Trump’s issued this statement later in the afternoon on Friday: “Based on the fact that the Democratic nominating process is totally rigged and Crooked Hillary Clinton and Deborah Wasserman Schultz will not allow Bernie Sanders to win, and now that I am the presumptive Republican nominee, it seems inappropriate that I would debate the second place finisher,” Trump said. “Likewise, the networks want to make a killing on these events and are not proving to be too generous to charitable causes, in this case, women’s health issues. Therefore, as much as I want to debate Bernie Sanders – and it would be an easy payday – I will wait to debate the first place finisher in the Democratic Party, probably Crooked Hillary Clinton, or whoever it may be.”
However, News Talk Florida was told by people with knowledge of the talks between the Trump camp, the Sanders camp and the networks that money was not the issue. At least two networks were willing to meet Trumps demand and write a check for $10 million, that as to have gone to un specified women’s charities.
News Talk Florida was also able to confirm that a number of venues in the Los Angeles area were very interesting in hosting what would have been and epic political event. The ratings would have been Super Bowl like, with a large number of normally not political viewers watching the event.
‘I hope that he changes his mind – again,” Sanders snarked for TV cameras and reporters at a campaign stop Friday afternoon. “Mr. Trump is known to change his mind many times in a day. And Trump goes around – he’s a bully, he’s a big tough guy!”
“Well, Mr. Trump, what are you afraid of?” Sander said, looking at the cameras and adding his trademark finger point.
If you guessed #ChickenTrump would start trending not long thereafter, you would have won.
He should’ve done it, he missed a real chance to do harm to Clinton long before they would meet in the fall. He backed out not only on a chance to provide entertainment to the masses and money for charity, or to keep his word.
No question there plus and minuses to the debate. If he has a bad debate against Sanders, it would still heighten tensions within the Democratic Party at a point when they’re already running pretty high. If he has a good debate against Bernie Sanders, then he has a good debate against Bernie Sanders.
But what if Trump had a good debate against Sanders?
Yes, it’s possible Trump could have a good debate. Consider the dozen presidential debates he’s already participated in this cycle that appeared disastrous, given how each moment exposed his utter unpreparedness for the presidency, but for whatever strange anti-reasons only helped him. Debating with an eye toward the general and before a general electorate would be a different story. But one could imagine him just mocking Bernie as “Professor Whacko” or whatever for two hours and getting away with it, in his trademark way of getting away with things.
Should Trump be given to tactics beyond name-calling his opponent, he’d have a strong one at his ready: squeezing Sanders on Clinton. As he has already been doing, Trump could echo some of Sanders’ (mostly unpersuasive) complaints about the primary process: that a corporate-controlled Democratic establishment and its ringleader Hillary Clinton have rigged the process, making it impossible for Sanders to win.

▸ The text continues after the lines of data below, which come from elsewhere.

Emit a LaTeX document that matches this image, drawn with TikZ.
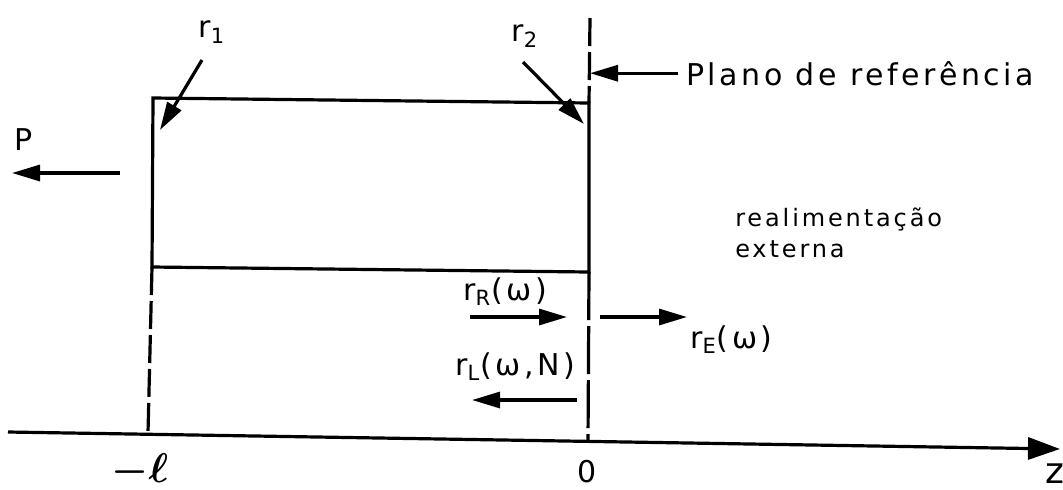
\documentclass[tikz,border=0pt]{standalone}
\usepackage{amsmath}
\usepackage{fontspec}
\setmainfont{DejaVu Sans}[LetterSpace=12]
\usetikzlibrary{arrows.meta}

\begin{document}
\begin{tikzpicture}[x=0.5pt,y=-0.5pt,line width=1.6pt,
    font=\fontsize{15}{18}\selectfont,
    seta/.style={-{Triangle[length=14pt,width=8pt]}},
    tracejado/.style={dash pattern=on 14pt off 3pt}]
  \useasboundingbox (0,0) rectangle (1063,489);
  \coordinate (a1) at (153,98);
  \coordinate (a2) at (589,103);
  \coordinate (b1) at (152,267);
  \coordinate (b2) at (589,272);
  \coordinate (e1) at (148,433);
  \coordinate (topo) at (590,18);
  \coordinate (base) at (588,441);
  \coordinate (z0) at (8,432);
  \coordinate (z1) at (1060,449);
  \draw (a1) -- (a2) -- (b2) -- (b1) -- cycle;
  \draw[tracejado] (b1) -- (e1);
  \draw[dash pattern=on 14pt off 3pt] (topo) -- (a2);
  \draw[dash pattern=on 24pt off 3pt] (b2) -- (base);
  \draw[-{Triangle[length=16pt,width=11pt]}] (z0) -- (z1);

  \node (mell) at (140,471) {\fontsize{20}{22}\selectfont$\boldsymbol{-\ell}$};
  \node (zero) at (587,472) {0};
  \node[anchor=base] (zz) at (1055,483) {\fontsize{18}{20}\selectfont z};

  \node (r1) at (212,32) {r\textsubscript{1}};
  \coordinate (r1a) at (202,60);
  \coordinate (r1b) at (160,130);
  \draw[seta] (r1a) -- (r1b);
  \node (r2) at (525,36) {r\textsubscript{2}};
  \coordinate (r2a) at (523,62);
  \coordinate (r2b) at (584,124);
  \draw[seta] (r2a) -- (r2b);

  \node[anchor=base west] (plano) at (678,85) {Plano de referência};
  \draw[seta] (plano.west) -- (plano.west -| topo);

  \node (pp) at (24,140) {P};
  \coordinate (pa) at (120,173);
  \coordinate (pb) at (12,173);
  \draw[seta] (pa) -- (pb);

  \node[anchor=base west,align=left,font=\fontsize{12}{15.5}\selectfont]
    (realim) at (727,257) {realimentação\\externa};

  \node[anchor=base west] (rR) at (455,300) {r\textsubscript{R}(ω)};
  \coordinate (rRa) at (470,317);
  \coordinate (rRb) at (567,317);
  \draw[seta] (rRa) -- (rRb);
  \node[anchor=base west] (rE) at (682,348) {r\textsubscript{E}(ω)};
  \coordinate (rEa) at (600,317);
  \coordinate (rEb) at (687,317);
  \draw[seta] (rEa) -- (rEb);
  \node[anchor=base west] (rL) at (447,375) {r\textsubscript{L}(ω,N)};
  \coordinate (rLa) at (577,400);
  \coordinate (rLb) at (472,400);
  \draw[seta] (rLa) -- (rLb);
\end{tikzpicture}
\end{document}
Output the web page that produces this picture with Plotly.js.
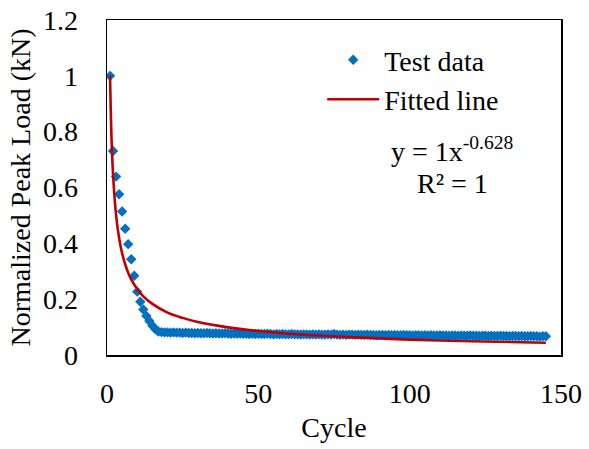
<!DOCTYPE html>
<html>
<head>
<meta charset="utf-8">
<script src="https://cdn.plot.ly/plotly-3.0.1.min.js"></script>
<style>html,body{margin:0;padding:0;background:#fff;}#chart{width:589px;height:449px;}</style>
</head>
<body>
<div id="chart"></div>
<script>
// Test data: cycle numbers and normalized peak load
const cycles = [];
for (let i = 1; i <= 145; i++) cycles.push(i);
const testLoad = [
  1.0, 0.731, 0.639, 0.576, 0.514, 0.452, 0.397, 0.343, 0.284, 0.227,
  0.191, 0.163, 0.140, 0.122, 0.105, 0.092, 0.084,
  0.082,0.081,0.081,0.080,0.081,0.080,0.080,0.079,0.080,0.079,
  0.079,0.078,0.079,0.078,0.078,0.079,0.078,0.077,0.078,0.077,
  0.077,0.078,0.077,0.076,0.077,0.076,0.077,0.076,0.076,0.075,
  0.076,0.075,0.076,0.075,0.075,0.076,0.075,0.074,0.075,0.074,
  0.075,0.074,0.074,0.075,0.074,0.074,0.073,0.074,0.074,0.073,
  0.074,0.073,0.074,0.073,0.073,0.074,0.073,0.075,0.073,0.072,
  0.073,0.072,0.073,0.073,0.072,0.073,0.072,0.072,0.073,0.072,
  0.072,0.071,0.072,0.072,0.071,0.072,0.071,0.072,0.071,0.071,
  0.072,0.071,0.071,0.070,0.071,0.071,0.070,0.071,0.070,0.071,
  0.070,0.070,0.071,0.070,0.070,0.069,0.070,0.070,0.069,0.070,
  0.069,0.069,0.070,0.069,0.069,0.068,0.069,0.069,0.068,0.069,
  0.068,0.068,0.069,0.068,0.068,0.067,0.068,0.068,0.067,0.068,
  0.067,0.067,0.068,0.067,0.067,0.066,0.067,0.067
];
// Fitted line
const fitCycle = [1, 1.5, 2, 3, 4, 5, 6, 7, 8, 10, 12, 15, 20, 25, 30, 40, 50, 60, 80, 100, 120, 145];
const fitLoad  = [1.0, 0.775, 0.647, 0.501, 0.419, 0.364, 0.325, 0.295, 0.271, 0.236, 0.210, 0.183, 0.152, 0.133, 0.118, 0.099, 0.086, 0.076, 0.064, 0.055, 0.049, 0.044];
const xTicks = [0, 50, 100, 150];
const yTicks = [0, 0.2, 0.4, 0.6, 0.8, 1, 1.2];
const yTickText = ['0', '0.2', '0.4', '0.6', '0.8', '1', '1.2'];

const FONT = "'Liberation Serif', 'Times New Roman', serif";

const traces = [
  {
    x: cycles, y: testLoad, type: 'scatter', mode: 'markers', name: 'Test data',
    marker: {symbol: 'diamond', size: 8, color: '#0070C0'}
  },
  {
    x: fitCycle, y: fitLoad, type: 'scatter', mode: 'lines', name: 'Fitted line',
    line: {color: '#C00000', width: 2.6, shape: 'spline'}
  }
];

const layout = {
  width: 589, height: 449,
  margin: {l: 107, r: 28, t: 20, b: 94},
  paper_bgcolor: '#fff', plot_bgcolor: '#fff',
  font: {family: FONT, size: 28, color: '#000'},
  showlegend: true,
  legend: {x: 0.474, y: 0.955, xanchor: 'left', yanchor: 'top', bgcolor: 'rgba(0,0,0,0)',
           itemwidth: 52,
           font: {family: FONT, size: 28, color: '#000'}, tracegroupgap: 0},
  xaxis: {
    range: [0, 150], tickvals: xTicks, showgrid: false, zeroline: false,
    showline: true, mirror: true, linecolor: '#000', linewidth: 1.5, ticks: '',
    tickfont: {family: FONT, size: 28}, ticklabelstandoff: 13,
    title: {text: 'Cycle', font: {family: FONT, size: 28}, standoff: 9}
  },
  yaxis: {
    range: [0, 1.2], tickvals: yTicks, ticktext: yTickText, showgrid: false, zeroline: false,
    showline: true, mirror: true, linecolor: '#000', linewidth: 1.5,
    ticks: 'outside', ticklen: 22, tickcolor: 'rgba(0,0,0,0)',
    tickfont: {family: FONT, size: 28},
    title: {text: 'Normalized Peak Load (kN)', font: {family: FONT, size: 28}, standoff: 4}
  },
  annotations: [
    {xref: 'paper', yref: 'paper', x: 0.76, y: 0.612, xanchor: 'center', yanchor: 'middle',
     text: 'y = 1x<sup>-0.628</sup>', showarrow: false, font: {family: FONT, size: 28}},
    {xref: 'paper', yref: 'paper', x: 0.76, y: 0.513, xanchor: 'center', yanchor: 'middle',
     text: 'R² = 1', showarrow: false, font: {family: FONT, size: 28}}
  ]
};

Plotly.newPlot('chart', traces, layout, {displayModeBar: false, staticPlot: true});
</script>
</body>
</html>
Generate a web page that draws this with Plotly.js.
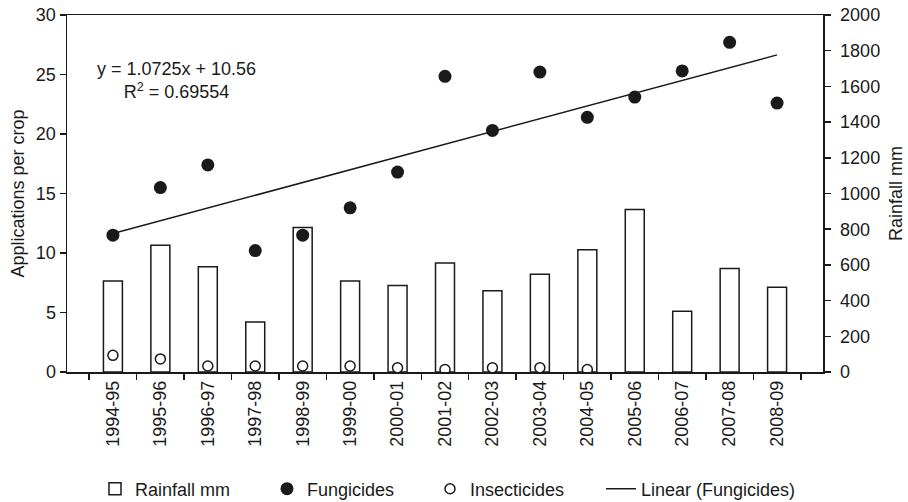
<!DOCTYPE html>
<html>
<head>
<meta charset="utf-8">
<script src="https://cdn.plot.ly/plotly-3.0.1.min.js"></script>
<style>html,body{margin:0;padding:0;background:#fff;}#chart{width:908px;height:502px;}</style>
</head>
<body>
<div id="chart"></div>
<script>
const seasons = ["1994-95","1995-96","1996-97","1997-98","1998-99","1999-00","2000-01","2001-02","2002-03","2003-04","2004-05","2005-06","2006-07","2007-08","2008-09"];
const rainfallMm = [510, 710, 590, 280, 810, 510, 485, 610, 455, 548, 685, 910, 340, 580, 475];
const fungicides = [11.5, 15.5, 17.4, 10.2, 11.5, 13.8, 16.8, 24.85, 20.3, 25.2, 21.4, 23.1, 25.3, 27.7, 22.6];
const insecticides = [1.4, 1.1, 0.5, 0.5, 0.5, 0.5, 0.35, 0.2, 0.35, 0.35, 0.2, null, null, null, null];
const trendSlope = 1.0725;
const trendIntercept = 10.56;
const trendR2 = "0.69554";

const trendX = [seasons[0], seasons[seasons.length - 1]];
const trendY = [trendSlope * 1 + trendIntercept, trendSlope * seasons.length + trendIntercept];

const FONT = "Liberation Sans, Arial, Helvetica, sans-serif";
const INK = "#1a1a1a";

const traces = [
  {
    type: "bar", name: "Rainfall mm", x: seasons, y: rainfallMm, yaxis: "y", legend: "legend",
    width: 0.4, marker: {color: "#ffffff", line: {color: INK, width: 1.5}}
  },
  {
    type: "scatter", mode: "markers", name: "Fungicides", x: seasons, y: fungicides, yaxis: "y2", legend: "legend2",
    marker: {size: 13, color: INK}
  },
  {
    type: "scatter", mode: "markers", name: "Insecticides", x: seasons, y: insecticides, yaxis: "y2", legend: "legend3",
    marker: {size: 10, color: "#ffffff", line: {color: INK, width: 1.5}}
  },
  {
    type: "scatter", mode: "lines", name: "Linear (Fungicides)", x: trendX, y: trendY, yaxis: "y2", legend: "legend4",
    line: {color: INK, width: 1.5}
  }
];

function leg(xpx) {
  return {
    orientation: "h", xref: "container", yref: "container",
    x: xpx / 908, xanchor: "left", y: 13 / 502, yanchor: "middle",
    font: {family: FONT, size: 18, color: INK},
    bgcolor: "rgba(0,0,0,0)", borderwidth: 0
  };
}

const layout = {
  width: 908, height: 502,
  margin: {l: 67, r: 85, t: 15, b: 130, pad: 0},
  paper_bgcolor: "#ffffff", plot_bgcolor: "#ffffff",
  font: {family: FONT, size: 18, color: INK},
  showlegend: true,
  legend: leg(95), legend2: leg(267), legend3: leg(430), legend4: leg(601),
  xaxis: {
    type: "category", categoryorder: "array", categoryarray: seasons,
    showline: true, linecolor: INK, linewidth: 1.5, mirror: true,
    ticks: "outside", tickson: "boundaries", ticklen: 6, tickwidth: 1.5, tickcolor: INK,
    tickangle: -90, tickfont: {family: FONT, size: 18, color: INK},
    showgrid: false, zeroline: false, automargin: false
  },
  yaxis: {
    side: "right", range: [0, 2000], dtick: 200, tick0: 0,
    showline: true, linecolor: INK, linewidth: 1.5,
    ticks: "outside", ticklen: 6, tickwidth: 1.5, tickcolor: INK, ticklabelstandoff: 6,
    tickfont: {family: FONT, size: 18, color: INK},
    showgrid: false, zeroline: false, automargin: false,
    title: {text: "Rainfall mm", font: {family: FONT, size: 18, color: INK}, standoff: 10}
  },
  yaxis2: {
    overlaying: "y", side: "left", range: [0, 30], dtick: 5, tick0: 0,
    showline: true, linecolor: INK, linewidth: 1.5,
    ticks: "outside", ticklen: 6, tickwidth: 1.5, tickcolor: INK,
    tickfont: {family: FONT, size: 18, color: INK},
    showgrid: false, zeroline: false, automargin: false,
    title: {text: "Applications per crop", font: {family: FONT, size: 18, color: INK}, standoff: 6}
  },
  annotations: [
    {xref: "paper", yref: "paper", x: 0.1453, y: 0.817, xanchor: "center", yanchor: "middle",
     text: "y = " + trendSlope + "x + " + trendIntercept + "<br>R<sup>2</sup> = " + trendR2,
     showarrow: false, align: "center",
     font: {family: FONT, size: 18, color: INK}}
  ]
};

Plotly.newPlot("chart", traces, layout, {displayModeBar: false, staticPlot: true});
</script>
</body>
</html>
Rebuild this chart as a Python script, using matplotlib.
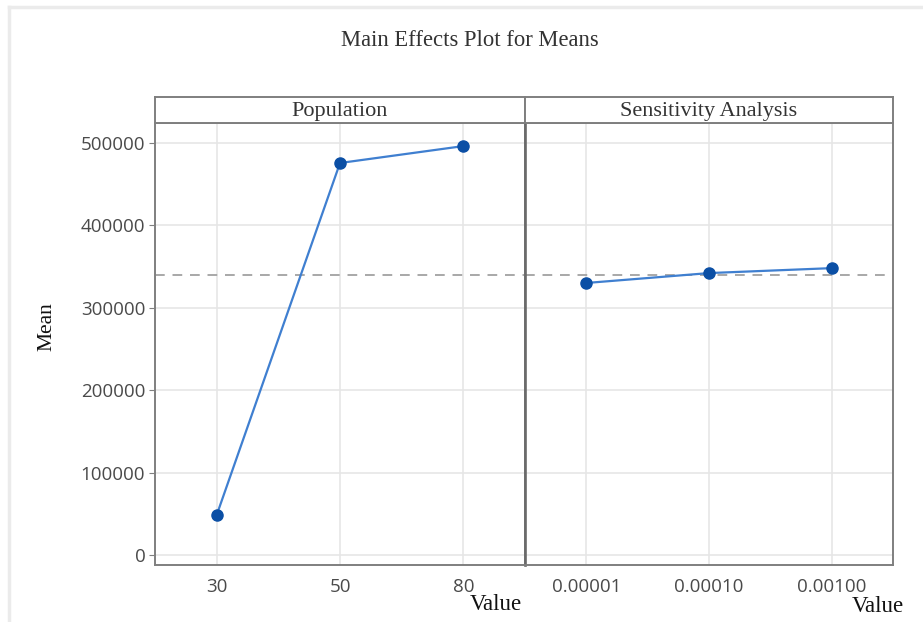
import numpy as np
import matplotlib
matplotlib.use("Agg")
import matplotlib.pyplot as plt
from matplotlib.lines import Line2D

# Factor levels and the mean response at each level
pop_levels = ["30", "50", "80"]
pop_means = [48500, 475500, 496000]

sens_levels = ["0.00001", "0.00010", "0.00100"]
sens_means = [330000, 342000, 348000]

y_ticks = [0, 100000, 200000, 300000, 400000, 500000]
panel_titles = ["Population", "Sensitivity Analysis"]

grand_mean = np.mean(pop_means + sens_means)

SERIF = ["Liberation Serif", "DejaVu Serif"]
SANS = ["Open Sans", "DejaVu Sans"]
FRAME = "#7f7f7f"
GRID = "#e6e6e6"
LINE_C = "#3f7fd0"
MARK_C = "#0b4fa5"
TICK_C = "#4a4a4a"

W, H = 923, 622
fig = plt.figure(figsize=(W / 100, H / 100), dpi=100)
fig.patch.set_facecolor("white")

# faint outer frame
fig.add_artist(Line2D([9 / W, 9 / W], [0, 1 - 7 / H], color="#ebebeb", lw=2.5, transform=fig.transFigure))
fig.add_artist(Line2D([9 / W, 1], [1 - 7 / H, 1 - 7 / H], color="#ebebeb", lw=2.5, transform=fig.transFigure))

left_px = [155, 525]
width_px = [370, 368]
top_px, bot_px, strip_top_px = 123, 565, 97

ymin, ymax = -12000, 524000

panels = [(pop_levels, pop_means), (sens_levels, sens_means)]
for i, (levels, means) in enumerate(panels):
    ax = fig.add_axes([left_px[i] / W, 1 - bot_px / H, width_px[i] / W, (bot_px - top_px) / H])
    x = np.arange(len(levels))
    ax.set_xlim(-0.5, len(levels) - 0.5)
    ax.set_ylim(ymin, ymax)
    ax.set_xticks(x)
    ax.set_xticklabels(levels, fontfamily=SANS, fontsize=13.5, color=TICK_C)
    ax.set_yticks(y_ticks)
    ax.grid(True, color=GRID, lw=1.2)
    ax.set_axisbelow(True)
    ax.axhline(grand_mean, color="#a8a8a8", lw=1.4, ls=(0, (5, 4)), zorder=2)
    ax.plot(x, means, color=LINE_C, lw=1.6, zorder=3)
    ax.plot(x, means, ls="none", marker="o", ms=8, color=MARK_C, zorder=4)
    for s in ax.spines.values():
        s.set_color(FRAME)
        s.set_linewidth(1.4)
    ax.tick_params(axis="x", length=0, pad=9)
    if i == 0:
        ax.set_yticklabels([str(v) for v in y_ticks], fontfamily=SANS, fontsize=13.5, color=TICK_C)
        ax.tick_params(axis="y", length=4, color=FRAME, pad=3)
    else:
        ax.tick_params(axis="y", length=0, labelleft=False)
        # divider between the two panels
        ax.spines["left"].set_linewidth(1.9)
        ax.spines["left"].set_color("#6a6a6a")

    # panel strip
    sax = fig.add_axes([left_px[i] / W, 1 - top_px / H, width_px[i] / W, (top_px - strip_top_px) / H])
    sax.set_xticks([])
    sax.set_yticks([])
    sax.set_facecolor("white")
    for s in sax.spines.values():
        s.set_color(FRAME)
        s.set_linewidth(1.4)
    sax.text(0.5, 0.45, panel_titles[i], ha="center", va="center", fontfamily=SERIF,
             fontsize=16, color="#333333", transform=sax.transAxes)

fig.text(470 / W, 1 - 40 / H, "Main Effects Plot for Means", ha="center", va="center",
         fontfamily=SERIF, fontsize=16.3, color="#333333")
fig.text(47 / W, 1 - 327 / H, "Mean", ha="center", va="center", rotation=90,
         fontfamily=SERIF, fontsize=15.5, color="#111111")
fig.text(496 / W, 1 - 605 / H, "Value", ha="center", va="center",
         fontfamily=SERIF, fontsize=16.5, color="#111111")
fig.text(878 / W, 1 - 606 / H, "Value", ha="center", va="center",
         fontfamily=SERIF, fontsize=16.5, color="#111111")

fig.savefig("out.png", dpi=100, facecolor="white")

He could echo all of Sanders’ complaints about how Clinton is owned by Goldman Sachs. What does Sanders say to these things? Does he … agree with Donald Trump? Or does he defend Hillary Clinton against variations of the arguments he himself has made while he’s still trying to beat her in California?
The other possibility is that Sanders could trounce Trump, refuting just about everything he says and pointing out what an awful human being he is. That might temporarily embarrass Trump. But Trump isn’t going to be running in the general election against Sanders. The best outcome for Sanders, here, would be that he puts on enough of a show against Trump to catapult him to a come-from-behind victory in the California primary.
A Sanders win in California would be a godsend for the Republican Party. It would not net him enough delegates to win the nomination. It would give him a reason to not concede to Clinton, spend the first half of the summer persuading superdelegates to come to his side, and turn the convention into a confrontational affair.
Trump blew being part of the biggest political event of a lifetime.